When sound came in, Lubitsch reached new heights with his musicals—sprightly, charming, and as suggestive as he could get away with. Having signed another contract with Paramount, the studio where he’d always felt most at home, in 1932 Lubitsch embarked on a fresh era of “comedies without music,” as the critic and playwright James Harvey called them. None would turn out more polished, more flippant, more bracingly adult than Trouble in Paradise.
From its opening frames, the film proclaims the director’s originality. Even back in 1932, a Venetian gondolier with a great singing voice was a common trope. Lubitsch gives us a gondolier who is also the local garbage collector, belting “O sole mio” while taking out the trash. Shortly afterward, we find our expectations flipped again, as a thief jumps from a balcony and runs away—dressed not in some sort of all-black burglar getup but in a well-tailored suit. Then the camera glides back into an opulent suite of rooms and comes to rest on the polished shoes of another man, who is clearly out for the count.
That unconscious man is François Filiba (Edward Everett Horton), and later we will discover what all that was about. In the meantime, most audiences find their Trouble in Paradise bliss just a scene or two later, when Lily, in a stunning lamé evening gown, sweeps in for her rendezvous with Gaston. This will take place—most improperly, but for the time being the censors were taking it easy—in his hotel room. Gaston has donned formal wear and prepared the most perfect dinner for two that money can buy. Other people’s money, that is. That was also Gaston we saw earlier, making away with the wallet of François, “the gentleman in 253, -5, -7, and -9.”
And Lily, after striking some poses and loudly wondering what the local nobility will think of their indiscretion, pinches that very wallet, only to gracefully hand it over when Gaston announces that he’s on to her. Gaston, in turn, gives back to Lily the jeweled pin she wore near her neckline when she came in.
She says, “I like you, Baron”—for Gaston has also helped himself to a title—and returns his watch. We realize this is a contest, and we’re at the finale. Gaston asks if he can keep her garter, holding it up for her to see. Lily feels her leg . . . and practically leaps into his arms.
The scene is so perfectly, deliciously Lubitsch it almost hurts to watch—to wonder, as filmmaker and writer Peter Bogdanovich put it, how America could ever have been that witty, that sophisticated. One answer is that, as always, Lubitsch added a great deal of European worldliness to his American movies. According to Lubitsch biographer Scott Eyman, Trouble in Paradise was loosely based on the Hungarian play The Honest Finder by Aladár László, though Lubitsch said it was “bad” and saw it as just “material.” In fact, when Lubitsch told his screenwriting partner Samson Raphaelson the idea for the project, he didn’t even bring “Rafe” a copy.
The screenplay was supposed to be a whodunit, a form Lubitsch and Raphaelson knew nothing about.

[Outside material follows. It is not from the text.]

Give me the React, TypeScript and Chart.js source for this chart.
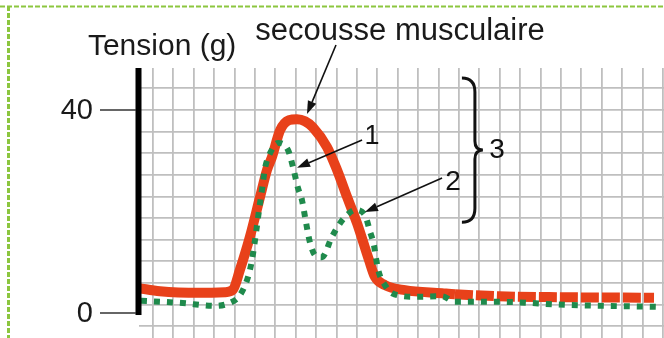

Contract writer Grover Jones was called in to help adapt László, but he wasn’t much needed. The script carries echoes of Georges Manolescu, a real-life self-styled master thief whose 1907 memoir had already been made into two silent films. The crooked hero’s name, Gaston Monescu, was deliberately close enough to ring a bell with many. (There are key differences, however. For one thing, if Gaston has ever been caught before, we do not hear about it, unlike with Manolescu, who spent his life in and out of prison—as well as the occasional insane asylum, the thief perhaps having discovered that faking insanity was one way to get out of jail.)
So they fashioned a Lubitsch-Raphaelson version of a whodunit, one that lets you know who-dun-what at nearly every turn. One of Lubitsch’s many gifts, part of his much-publicized “touch,” is that of revealing plot points in ways that make the audience feel like coconspirators. We see that Lily and Gaston are made for each other in one shot at the end of the hotel scene, as they embrace on a couch, then magically dissolve into a night and a life together. They may not be married, but they are a formidable pair, and a short while later a radio reporter confirms it: “From Geneva comes the news that the famous international crook Gaston Monescu robbed the peace conference yesterday. He took practically everything except the peace.”
Soon, the couple land in Paris, and now trouble finds them in the person of Mme Colet, the heiress to a perfume fortune. Her wealth is detailed in another montage—the commercial break for that radio story about Gaston—that shows off the art deco mastery of Paramount designer Hans Dreier. His sets for the Colet offices and duplex are all mirrored surfaces and swooping steel trim; even the “Colet et Cie” lettering echoes the era’s ads for the luxe French perfume brand Caron.